La propuesta escénica estrenada en el Teatro Real es hiperrealista, como pide a gritos la obra, y deja que ese cúmulo de pequeñas historias que conforman una gran historia avancen con fluidez y eficacia. Música y diálogos se enlazan o superponen en todo momento con la desenvoltura de la que tan orgulloso se sentía su autor. Entre tanta naturalidad, solo molesta el artificio de la amplificación a ratos excesiva en algunas escenas o personajes, así como el runrún urbano de bocinazos, tráfico y sirenas de ambulancias, probablemente innecesario. Y en el reparto necesariamente coral, con multitud de pequeños papeles, destaca, y mucho, Mary Bevan como Rose Maurrant: cantando, actuando y diciendo sus frases, es una lección permanente de cómo hacer y dar entidad a este repertorio procediendo como ella del mundo clásico.

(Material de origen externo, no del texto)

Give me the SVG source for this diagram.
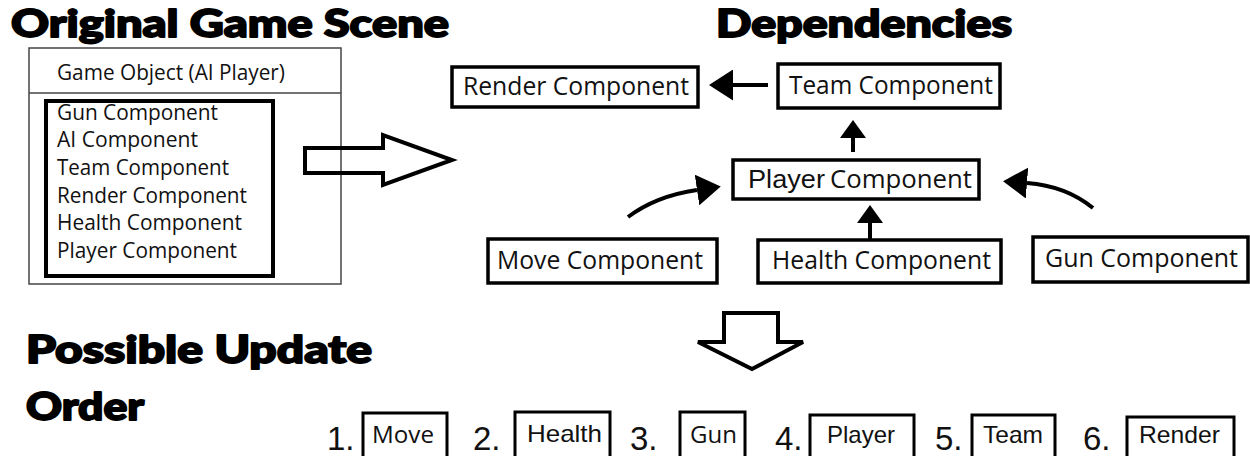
<svg xmlns="http://www.w3.org/2000/svg" width="1250" height="456" viewBox="0 0 1250 456">
  <style>
    .title { font-family: "Lato", "Inter", "Liberation Sans", sans-serif; font-weight: 900; font-size: 37px; fill: #000; stroke: #000; stroke-width: 1.8; stroke-linejoin: round; }
    .hum { font-family: "Open Sans", "Noto Sans", sans-serif; fill: #111; }
    .ari { font-family: "Liberation Sans", Arial, sans-serif; fill: #111; }
    .list { font-size: 21px; }
    .dep { font-size: 25px; }
    .box { fill: #fff; stroke: #000; stroke-width: 3.5; }
    .obox { fill: #fff; stroke: #000; stroke-width: 3; }
    .num { font-size: 33px; }
    .lbl { font-size: 24px; }
    .conn { fill: none; stroke: #000; stroke-width: 4; }
    .hollow { fill: none; stroke: #000; stroke-width: 4; stroke-linejoin: miter; }
  </style>
  <defs>
    <marker id="head" markerUnits="userSpaceOnUse" markerWidth="24" markerHeight="31" viewBox="0 0 24 31" refX="0" refY="15.5" orient="auto">
      <path d="M0,0 L24,15.5 L0,31 Z" fill="#000"/>
    </marker>
    <marker id="headSm" markerUnits="userSpaceOnUse" markerWidth="18" markerHeight="26" viewBox="0 0 18 26" refX="0" refY="13" orient="auto">
      <path d="M0,0 L18,13 L0,26 Z" fill="#000"/>
    </marker>
  </defs>

  <!-- headings -->
  <text class="title" x="11" y="37" textLength="438" lengthAdjust="spacingAndGlyphs">Original Game Scene</text>
  <text class="title" x="716" y="37" textLength="296" lengthAdjust="spacingAndGlyphs">Dependencies</text>
  <text class="title" x="26" y="363" font-size="40" textLength="346" lengthAdjust="spacingAndGlyphs">Possible Update</text>
  <text class="title" x="26" y="420" font-size="40" textLength="118" lengthAdjust="spacingAndGlyphs">Order</text>

  <!-- game object with its component list -->
  <g id="game-object">
    <rect x="29" y="48" width="312" height="236" fill="#fff" stroke="#444" stroke-width="1.5"/>
    <line x1="29" y1="93" x2="341" y2="93" stroke="#444" stroke-width="1.5"/>
    <text class="hum list" x="57" y="80" textLength="228" lengthAdjust="spacingAndGlyphs">Game Object (AI Player)</text>
    <rect x="46" y="101" width="227" height="175" fill="none" stroke="#000" stroke-width="4"/>
    <text class="hum list" x="57" y="120" textLength="161" lengthAdjust="spacingAndGlyphs">Gun Component</text>
    <text class="hum list" x="57" y="147" textLength="141" lengthAdjust="spacingAndGlyphs">AI Component</text>
    <text class="hum list" x="57" y="175" textLength="172" lengthAdjust="spacingAndGlyphs">Team Component</text>
    <text class="hum list" x="57" y="203" textLength="190" lengthAdjust="spacingAndGlyphs">Render Component</text>
    <text class="hum list" x="57" y="230" textLength="185" lengthAdjust="spacingAndGlyphs">Health Component</text>
    <text class="hum list" x="57" y="258" textLength="180" lengthAdjust="spacingAndGlyphs">Player Component</text>
  </g>

  <!-- dependency graph nodes -->
  <g id="render-component">
    <rect class="box" x="452" y="67" width="246" height="40"/>
    <text class="hum dep" x="463" y="95" textLength="226" lengthAdjust="spacingAndGlyphs">Render Component</text>
  </g>
  <g id="team-component">
    <rect class="box" x="778" y="64" width="222" height="44"/>
    <text class="hum dep" x="789" y="94" textLength="204" lengthAdjust="spacingAndGlyphs">Team Component</text>
  </g>
  <g id="player-component">
    <rect class="box" x="733" y="160" width="246" height="39"/>
    <text class="dep" x="748" y="188"><tspan class="ari" textLength="77" lengthAdjust="spacingAndGlyphs">Player</tspan><tspan class="hum" x="830" textLength="142" lengthAdjust="spacingAndGlyphs">Component</tspan></text>
  </g>
  <g id="move-component">
    <rect class="box" x="488" y="239" width="229" height="44"/>
    <text class="hum dep" x="497" y="269" textLength="206" lengthAdjust="spacingAndGlyphs">Move Component</text>
  </g>
  <g id="health-component">
    <rect class="box" x="758" y="240" width="243" height="43"/>
    <text class="hum dep" x="772" y="269" textLength="219" lengthAdjust="spacingAndGlyphs">Health Component</text>
  </g>
  <g id="gun-component">
    <rect class="box" x="1033" y="237" width="215" height="45"/>
    <text class="hum dep" x="1045" y="267" textLength="193" lengthAdjust="spacingAndGlyphs">Gun Component</text>
  </g>

  <!-- dependency connectors -->
  <g id="connectors">
    <path class="conn" d="M768,85 L733,85" marker-end="url(#head)"/>
    <path class="conn" d="M853,152 L853,138" marker-end="url(#headSm)"/>
    <path class="conn" d="M870,240 L870,223" marker-end="url(#headSm)"/>
    <path class="conn" d="M1093,208 Q1066,186 1027,183" marker-end="url(#head)"/>
    <path class="conn" d="M628,217 Q656,196 697,190" marker-end="url(#head)"/>
  </g>

  <!-- hollow flow arrows -->
  <g id="flow-arrows">
    <path class="hollow" d="M305,148 L383,148 L383,135 L452,160 L383,185 L383,173 L305,173 Z"/>
    <path class="hollow" stroke-width="3.5" d="M724,313 L778,313 L778,342 L803,342 L752,369 L698,342 L724,342 Z"/>
  </g>

  <!-- update order -->
  <g id="order-1">
    <text class="ari num" x="327" y="450">1.</text>
    <rect class="obox" x="363" y="413" width="84" height="50"/>
    <text class="hum lbl" x="372" y="443" textLength="62" lengthAdjust="spacingAndGlyphs">Move</text>
  </g>
  <g id="order-2">
    <text class="ari num" x="473" y="450">2.</text>
    <rect class="obox" x="515" y="412" width="95" height="50"/>
    <text class="ari lbl" x="527" y="442" textLength="75" lengthAdjust="spacingAndGlyphs">Health</text>
  </g>
  <g id="order-3">
    <text class="ari num" x="630" y="450">3.</text>
    <rect class="obox" x="680" y="412" width="65" height="50"/>
    <text class="hum lbl" x="690" y="443" textLength="47" lengthAdjust="spacingAndGlyphs">Gun</text>
  </g>
  <g id="order-4">
    <text class="ari num" x="775" y="450">4.</text>
    <rect class="obox" x="810" y="415" width="104" height="50"/>
    <text class="ari lbl" x="827" y="443" textLength="68" lengthAdjust="spacingAndGlyphs">Player</text>
  </g>
  <g id="order-5">
    <text class="ari num" x="935" y="450">5.</text>
    <rect class="obox" x="972" y="415" width="83" height="50"/>
    <text class="ari lbl" x="983" y="443" textLength="60" lengthAdjust="spacingAndGlyphs">Team</text>
  </g>
  <g id="order-6">
    <text class="ari num" x="1083" y="450">6.</text>
    <rect class="obox" x="1127" y="417" width="107" height="50" stroke-width="4"/>
    <text class="ari lbl" x="1139" y="443" textLength="81" lengthAdjust="spacingAndGlyphs">Render</text>
  </g>
</svg>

A su lado, en cambio, Joel Prieto, tan excelente Tamino hace dos años en este mismo escenario, no parece nunca cómodo y no acaba de perfilar o hacer creíble su personaje. Merecen también mención especial el espléndido Eric Greene como Henry Davis, el joven servicial para todo, los dos niños (Diego Poch y Matteo Artuñedo), los Pequeños y Jóvenes Cantores de la JORCAM (que no fallan nunca) y todos los participantes en el sensacional número de canto y baile “Moon-Faced, Starry-Eyed”, una joya. Tim Murray concierta con mucha seguridad y conocimiento del estilo, aunque en este repertorio un poco menos de control puede ser una gran virtud.

Se pierde en buena parte el humor derivado de los acentos marcadamente diferentes con que hablan inglés los vecinos, inmigrantes en Nueva York, como el propio Weill. Los sobretítulos ‒con frases mal traducidas o directamente no traducidas‒ tampoco ayudan en este sentido. Pero son reparos menores a un espectáculo de factura y realización mucho más complejas de lo que puede parecer a primera vista. “Cuando empecé a diversificar mi actividad en otros ámbitos del teatro musical descubrí la pura verdad de que las diversas categorías de los espectáculos musicales no eran en realidad más que maneras diferentes de mezclar los mismos ingredientes: música, drama y movimiento”, escribió Weill en el citado texto para The New York Times. Los tres, admirablemente bien mezclados por actores, cantantes, bailarines e instrumentistas, están presentes en grandes dosis en esta modélica producción de Street Scene que nadie, esta semana o en su reposición en primavera, debería perderse por nocivos prejuicios o por una férrea adscripción a falsas etiquetas.